Begin SUPPLIED DATA

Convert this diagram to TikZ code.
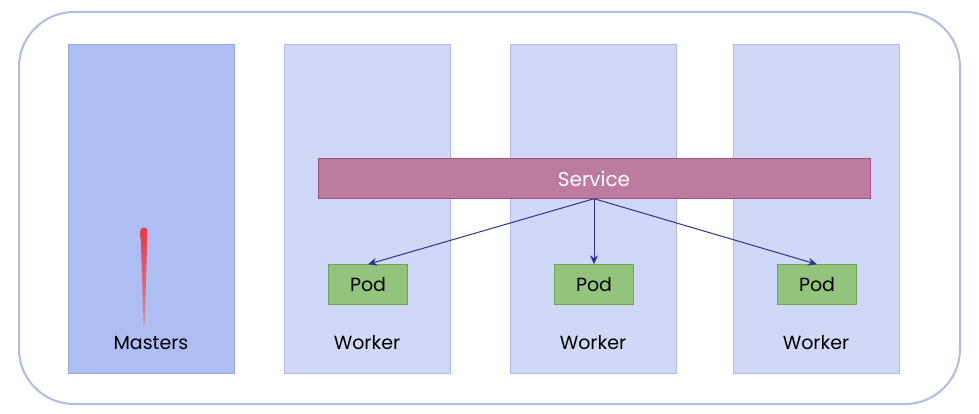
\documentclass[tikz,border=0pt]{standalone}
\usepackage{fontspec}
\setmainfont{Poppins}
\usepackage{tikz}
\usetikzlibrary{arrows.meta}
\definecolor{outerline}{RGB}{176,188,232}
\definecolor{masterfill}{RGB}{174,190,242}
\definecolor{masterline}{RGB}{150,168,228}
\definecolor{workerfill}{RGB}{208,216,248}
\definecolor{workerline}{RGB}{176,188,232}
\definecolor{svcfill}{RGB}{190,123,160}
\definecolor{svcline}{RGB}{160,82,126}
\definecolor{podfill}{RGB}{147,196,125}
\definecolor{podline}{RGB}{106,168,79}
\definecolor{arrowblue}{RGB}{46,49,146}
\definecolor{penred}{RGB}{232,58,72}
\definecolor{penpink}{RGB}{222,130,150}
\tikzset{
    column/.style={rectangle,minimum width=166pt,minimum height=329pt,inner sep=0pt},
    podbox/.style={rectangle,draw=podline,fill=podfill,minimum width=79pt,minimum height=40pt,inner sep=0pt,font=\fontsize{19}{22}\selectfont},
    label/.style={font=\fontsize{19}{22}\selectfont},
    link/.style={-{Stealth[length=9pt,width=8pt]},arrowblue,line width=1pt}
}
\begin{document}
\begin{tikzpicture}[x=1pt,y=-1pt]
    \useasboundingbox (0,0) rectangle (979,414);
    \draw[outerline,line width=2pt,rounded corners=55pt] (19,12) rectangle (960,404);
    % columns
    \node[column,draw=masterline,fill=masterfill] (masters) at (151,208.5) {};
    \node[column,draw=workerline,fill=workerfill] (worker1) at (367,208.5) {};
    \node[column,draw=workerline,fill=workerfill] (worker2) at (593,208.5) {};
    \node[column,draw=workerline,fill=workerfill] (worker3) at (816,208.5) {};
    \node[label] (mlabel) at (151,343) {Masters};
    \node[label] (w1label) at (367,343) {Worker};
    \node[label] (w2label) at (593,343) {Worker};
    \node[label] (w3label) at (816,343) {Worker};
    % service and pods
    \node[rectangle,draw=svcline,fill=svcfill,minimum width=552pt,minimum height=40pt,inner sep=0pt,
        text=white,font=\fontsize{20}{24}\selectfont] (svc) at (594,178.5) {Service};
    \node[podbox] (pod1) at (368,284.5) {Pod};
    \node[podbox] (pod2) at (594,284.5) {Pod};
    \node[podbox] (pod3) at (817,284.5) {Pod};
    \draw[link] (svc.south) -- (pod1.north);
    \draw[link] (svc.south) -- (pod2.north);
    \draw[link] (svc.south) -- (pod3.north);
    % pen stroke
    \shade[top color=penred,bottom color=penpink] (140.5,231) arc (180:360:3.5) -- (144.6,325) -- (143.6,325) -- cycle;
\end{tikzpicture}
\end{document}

End SUPPLIED DATA

- [EXERCISE DETAILS] Every line is to be duplicated exactly, though pictures stay out.

- [TASK RESPONSE]
Convert this diagram to TikZ code.
\documentclass[tikz,border=0pt]{standalone}
\usepackage{fontspec}
\setmainfont{Poppins}
\usepackage{tikz}
\usetikzlibrary{arrows.meta}
\definecolor{outerline}{RGB}{176,188,232}
\definecolor{masterfill}{RGB}{174,190,242}
\definecolor{masterline}{RGB}{150,168,228}
\definecolor{workerfill}{RGB}{208,216,248}
\definecolor{workerline}{RGB}{176,188,232}
\definecolor{svcfill}{RGB}{190,123,160}
\definecolor{svcline}{RGB}{160,82,126}
\definecolor{podfill}{RGB}{147,196,125}
\definecolor{podline}{RGB}{106,168,79}
\definecolor{arrowblue}{RGB}{46,49,146}
\definecolor{penred}{RGB}{232,58,72}
\definecolor{penpink}{RGB}{222,130,150}
\tikzset{
    column/.style={rectangle,minimum width=166pt,minimum height=329pt,inner sep=0pt},
    podbox/.style={rectangle,draw=podline,fill=podfill,minimum width=79pt,minimum height=40pt,inner sep=0pt,font=\fontsize{19}{22}\selectfont},
    label/.style={font=\fontsize{19}{22}\selectfont},
    link/.style={-{Stealth[length=9pt,width=8pt]},arrowblue,line width=1pt}
}
\begin{document}
\begin{tikzpicture}[x=1pt,y=-1pt]
    \useasboundingbox (0,0) rectangle (979,414);
    \draw[outerline,line width=2pt,rounded corners=55pt] (19,12) rectangle (960,404);
    % columns
    \node[column,draw=masterline,fill=masterfill] (masters) at (151,208.5) {};
    \node[column,draw=workerline,fill=workerfill] (worker1) at (367,208.5) {};
    \node[column,draw=workerline,fill=workerfill] (worker2) at (593,208.5) {};
    \node[column,draw=workerline,fill=workerfill] (worker3) at (816,208.5) {};
    \node[label] (mlabel) at (151,343) {Masters};
    \node[label] (w1label) at (367,343) {Worker};
    \node[label] (w2label) at (593,343) {Worker};
    \node[label] (w3label) at (816,343) {Worker};
    % service and pods
    \node[rectangle,draw=svcline,fill=svcfill,minimum width=552pt,minimum height=40pt,inner sep=0pt,
        text=white,font=\fontsize{20}{24}\selectfont] (svc) at (594,178.5) {Service};
    \node[podbox] (pod1) at (368,284.5) {Pod};
    \node[podbox] (pod2) at (594,284.5) {Pod};
    \node[podbox] (pod3) at (817,284.5) {Pod};
    \draw[link] (svc.south) -- (pod1.north);
    \draw[link] (svc.south) -- (pod2.north);
    \draw[link] (svc.south) -- (pod3.north);
    % pen stroke
    \shade[top color=penred,bottom color=penpink] (140.5,231) arc (180:360:3.5) -- (144.6,325) -- (143.6,325) -- cycle;
\end{tikzpicture}
\end{document}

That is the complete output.